Mississippi Natural representative Bob Conrad, who has been seeking the purchase since 2008, suggested the management agreement as a “Plan B” if aldermen voted down the sale.
Town Attorney Parker Still suggested the deal is a “management agreement” rather than a “lease” of infrastructure, a term mentioned early on during the discussion Tuesday night.
Indications from past board meetings suggested aldermen Clark Gregory, Bill Mitchell and Forster Ruhl were leaning toward a vote to sell the natural gas system in order to pay off approximately $180,000 in lingering IRS debt.
Past meetings also suggested aldermen Ruby Higgenbottom and Teresa Dishmon were undecided or would vote against the measure, with Mayor Everett Hill weighing a veto of the expected 3-2 vote.
“Will you veto it?” Ruhl pressed Hill, when the board agenda had moved to the natural gas sale.
“I don’t have a vote,” Hill replied.
“But will you veto it?” Ruhl asked. “It would be nice to know tonight, have you made up your mind?”
“No, sir,” Hill replied.
Hill went on to explain that Como receives approximately $100,000 annually from bill payers for the natural gas.
Ruhl and others pointed out, however, that most of that money pays for other city services while very little is paid for upkeep of the dilapidated natural gas infrastructure, and no gas operator is on payroll.
“We are supposed to provide water and gas for our citizens,” Mitchell responded. “It shouldn’t be looked at as a profit center to pay for paving streets and paying salaries.”
The management agreement passed by three votes. Gregory, Mitchell and Ruhl voted to allow Hill to sign an agreement with Conrad and Mississippi Natural for five years.
The agreement stipulates that Mississippi Natural would provide a gas operator, and oversee the town’s gas lines and gas meters, and replace them as necessary.
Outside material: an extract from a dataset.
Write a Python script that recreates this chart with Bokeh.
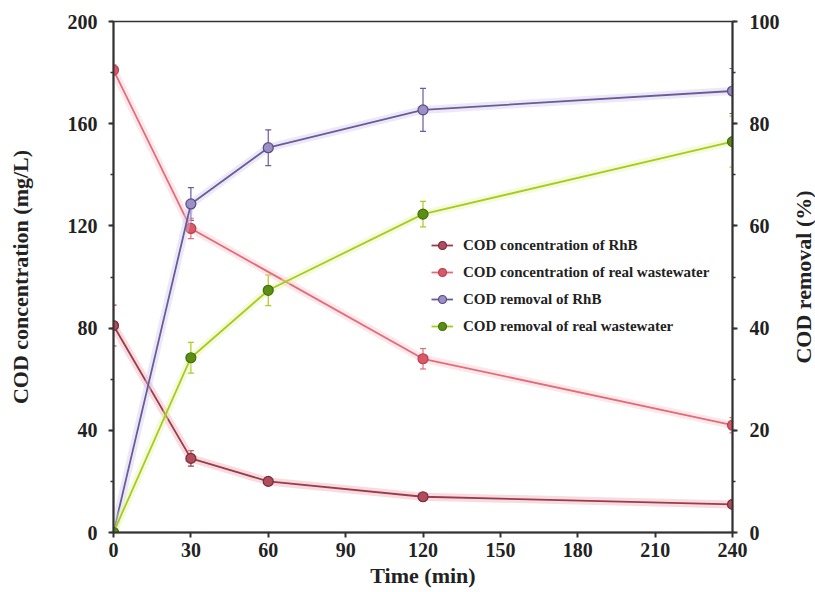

The City of Senatobia supplies natural gas to Como, and Conrad described how bill payers in Como currently send $7 to Senatobia while $4.55 goes to Como in each bill. The proposal would give Mississippi Natural two-thirds of the $4.55 with one-third going to city government, he said.
Any infrastructure improvements would come from the city’s one-third, with Mississippi Natural billing the town at 85-percent of its typical labor fee.
“We would be improving your asset,” Conrad said at one point.
Mayor Hill asked for an estimation of the one-third flowing to city government, to which Conrad said he estimated $50,000 annually.
The company would have a first right of refusal if the City of Como sells the infrastructure according to the agreement.
Conrad’s agreement suggested a sale price of $225,000, though Alderman Ruby Higgenbottom pointed out the infrastructure would be worth more by then, with city dollars paying for the improvements.
“It will be worth more after all the work you’ve done,” Higgenbottom pointed out.
“I’m not trying to lock you in,” Conrad replied, agreeing to a fair market value for the natural gas infrastructure at the time of a sale.
Aldermen Dishmon and Higgenbottom voted against the measure.
Higgenbottom explained she supported the deal but wouldn’t OK it until she saw a final agreement signed by the mayor. Dishmon didn’t offer a reason for her “nay” vote.
Still said the signed agreement would be ratified by aldermen when it’s completed.